Some 170 Syrian soldiers declined to support the Assad regime by refusing to engage militarily with opposition forces, an Arab news agency reported.
Soldiers from Al-Suwayda located in the south of the country, announced their decision to disobey a military order which would have seen them travel over 318 kilometres to Hama in north western Syria to support a regime onslaught against opposition fighters.
Over 40,000 young men from the Al-Suwayda province are said to be carrying out their military service. However, disgruntled recruits decided not to support military campaigns outside their district by refusing orders from their superiors who want to transfer new recruits to the Hama governorate which has seen bloody clashes between the regime and opposition fighters.
According to the Arab news site the New Khaleej, the soldiers are refusing to take up positions and barracks because they believe that they are embroiled in a war that has nothing to do with them.

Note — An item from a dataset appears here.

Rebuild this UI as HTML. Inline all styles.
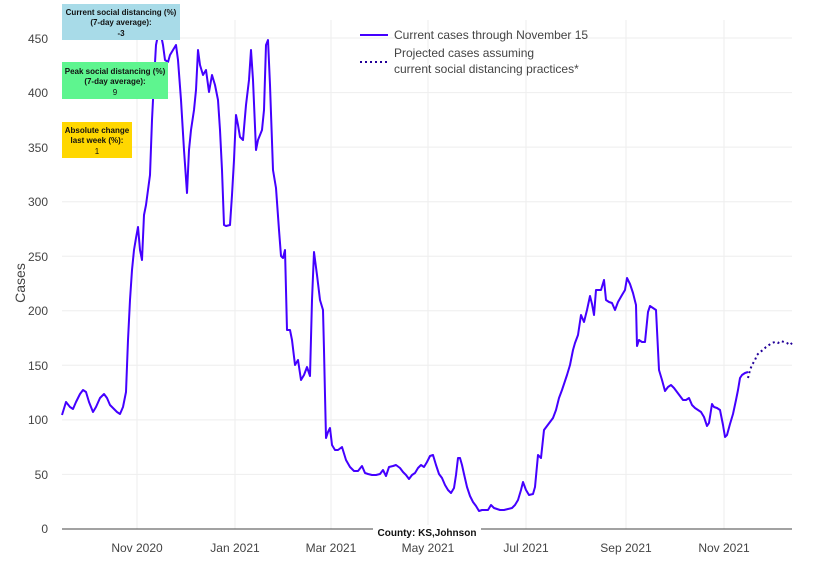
<!DOCTYPE html>
<html><head><meta charset="utf-8"><style>
body{margin:0;background:#fff;}
svg text{font-family:"Liberation Sans",sans-serif;}
</style></head><body>
<svg width="828" height="575" viewBox="0 0 828 575">
<g stroke="#eee" stroke-width="1">
<line x1="62" x2="792" y1="474.4" y2="474.4"/><line x1="62" x2="792" y1="419.9" y2="419.9"/>
<line x1="62" x2="792" y1="365.3" y2="365.3"/><line x1="62" x2="792" y1="310.8" y2="310.8"/>
<line x1="62" x2="792" y1="256.2" y2="256.2"/><line x1="62" x2="792" y1="201.7" y2="201.7"/>
<line x1="62" x2="792" y1="147.1" y2="147.1"/><line x1="62" x2="792" y1="92.6" y2="92.6"/>
<line x1="62" x2="792" y1="38" y2="38"/>
<line x1="137" x2="137" y1="20" y2="529"/><line x1="235" x2="235" y1="20" y2="529"/>
<line x1="331" x2="331" y1="20" y2="529"/><line x1="428" x2="428" y1="20" y2="529"/>
<line x1="526" x2="526" y1="20" y2="529"/><line x1="626" x2="626" y1="20" y2="529"/>
<line x1="724" x2="724" y1="20" y2="529"/>
</g>
<line x1="62" x2="792" y1="529" y2="529" stroke="#444" stroke-width="1"/>
<g font-size="12" fill="#444" text-anchor="end">
<text x="48" y="533">0</text><text x="48" y="479">50</text><text x="48" y="424">100</text>
<text x="48" y="370">150</text><text x="48" y="315">200</text><text x="48" y="261">250</text>
<text x="48" y="206">300</text><text x="48" y="152">350</text><text x="48" y="97">400</text>
<text x="48" y="43">450</text>
</g>
<g font-size="12" fill="#444" text-anchor="middle">
<text x="137" y="552">Nov 2020</text><text x="235" y="552">Jan 2021</text><text x="331" y="552">Mar 2021</text>
<text x="428" y="552">May 2021</text><text x="526" y="552">Jul 2021</text><text x="626" y="552">Sep 2021</text>
<text x="724" y="552">Nov 2021</text>
</g>
<text x="25" y="283" font-size="14" fill="#444" text-anchor="middle" transform="rotate(-90 25 283)">Cases</text>
<polyline fill="none" stroke="#4400ff" stroke-width="2" stroke-linejoin="round" points="62,415 66,402 70,407 73,409 76,402 80,394 83,390 86,392 89,402 93,412 96,407 100,398 104,394 107,398 110,405 114,409 117,412 120,414 123,407 126,392 128,340 130,300 132,270 134,250 136,238 138,227 140,250 142,260 144,215 146,205 148,190 150,175 152,120 154,80 156,45 158,35 161,35 163,45 165,60 168,62 170,55 173,50 176,45 178,60 181,100 184,150 187,193 189,150 191,130 194,110 196,90 198,50 200,65 203,75 206,70 209,92 212,75 215,85 218,100 220,130 222,170 224,225 226,226 230,225 232,195 234,160 236,115 238,125 240,137 243,140 246,105 249,80 251,50 253,80 256,150 258,140 262,130 264,110 266,45 268,40 270,85 273,170 276,188 279,230 281,256 283,258 285,250 287,330 290,330 292,340 295,365 298,360 301,380 304,375 307,367 310,376 312,300 314,252 317,275 320,300 323,310 324,350 325,395 326,438 328,432 330,428 332,445 335,450 338,450 342,447 346,460 350,467 354,471 358,471 362,466 365,473 368,474 372,475 376,475 380,474 383,470 386,476 389,467 393,466 396,465 400,468 403,472 406,475 409,479 412,475 415,473 418,468 421,465 424,467 427,462 430,456 433,455 436,465 439,474 442,478 445,485 448,490 451,493 454,488 456,475 458,458 460,458 462,465 464,474 467,487 470,496 473,502 476,506 479,511 482,510 485,510 488,510 491,505 494,508 497,509 500,510 504,510 508,509 512,508 515,505 518,500 521,490 523,482 526,490 529,495 533,494 535,487 538,455 541,458 544,430 547,426 550,422 553,418 556,410 559,398 562,390 565,381 567,375 570,365 573,350 575,343 578,335 581,315 584,322 587,310 590,296 592,304 594,315 596,290 599,290 601,290 604,280 606,300 609,302 612,303 615,310 618,302 622,295 625,290 627,278 630,284 633,293 636,305 637,346 639,340 642,342 645,342 648,312 650,306 653,308 656,310 659,370 662,380 665,391 668,387 671,385 674,388 677,392 680,396 683,400 686,400 689,398 692,405 695,408 698,410 701,412 704,417 707,426 709,423 712,404 714,407 717,408 720,410 723,425 725,437 727,435 730,424 733,414 736,400 738,390 740,378 742,375 745,373 748,372"/>
<polyline fill="none" stroke="#220099" stroke-width="2" stroke-dasharray="2,3" points="748,378 750,370 752,365 755,360 757,355 760,352 763,350 766,347 769,345 772,343 775,342 778,343 781,341 784,342 787,343 790,345 792,343"/>
<line x1="360" x2="388" y1="35" y2="35" stroke="#4400ff" stroke-width="2"/>
<text x="394" y="39" font-size="12" fill="#444">Current cases through November 15</text>
<line x1="360" x2="388" y1="62" y2="62" stroke="#220099" stroke-width="2" stroke-dasharray="2,3"/>
<text x="394" y="57" font-size="12" fill="#444">Projected cases assuming</text>
<text x="394" y="73" font-size="12" fill="#444">current social distancing practices*</text>
<rect x="62" y="4" width="118" height="36" fill="#a8dbe8"/>
<g font-size="8" font-weight="bold" text-anchor="middle" fill="#111">
<text x="121" y="15">Current social distancing (%)</text>
<text x="121" y="25">(7-day average):</text>
<text x="121" y="36">-3</text>
</g>
<rect x="62" y="62" width="106" height="37" fill="#5ef58f"/>
<g font-size="8" text-anchor="middle" fill="#111">
<text x="115" y="74" font-weight="bold">Peak social distancing (%)</text>
<text x="115" y="84" font-weight="bold">(7-day average):</text>
<text x="115" y="95">9</text>
</g>
<rect x="62" y="122" width="70" height="36" fill="#ffd700"/>
<g font-size="8" text-anchor="middle" fill="#111">
<text x="97" y="133" font-weight="bold">Absolute change</text>
<text x="97" y="143" font-weight="bold">last week (%):</text>
<text x="97" y="154">1</text>
</g>
<rect x="373" y="525" width="108" height="14" fill="#fff"/>
<text x="427" y="536" font-size="10" font-weight="bold" text-anchor="middle" fill="#111">County: KS,Johnson</text>
</svg>
</body></html>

The soldiers' refusal to carry out orders appears to reflect larger concerns within the Syrian army over maintaining the integrity of its military. The government responded against large scale opposition against conscription in times of civil war by enacting new measures to protect its military infrastructure and prevent a large exodus of its armed force.
Among the measures introduced by the Syrian regime since the outbreak of the conflict in 2011 is to allow young recruits from Jabal Al-Arab region to serve within their province. The measure was adopted to appease parts of the Syrian population that oppose the brutal war between the regime and the Syrian people.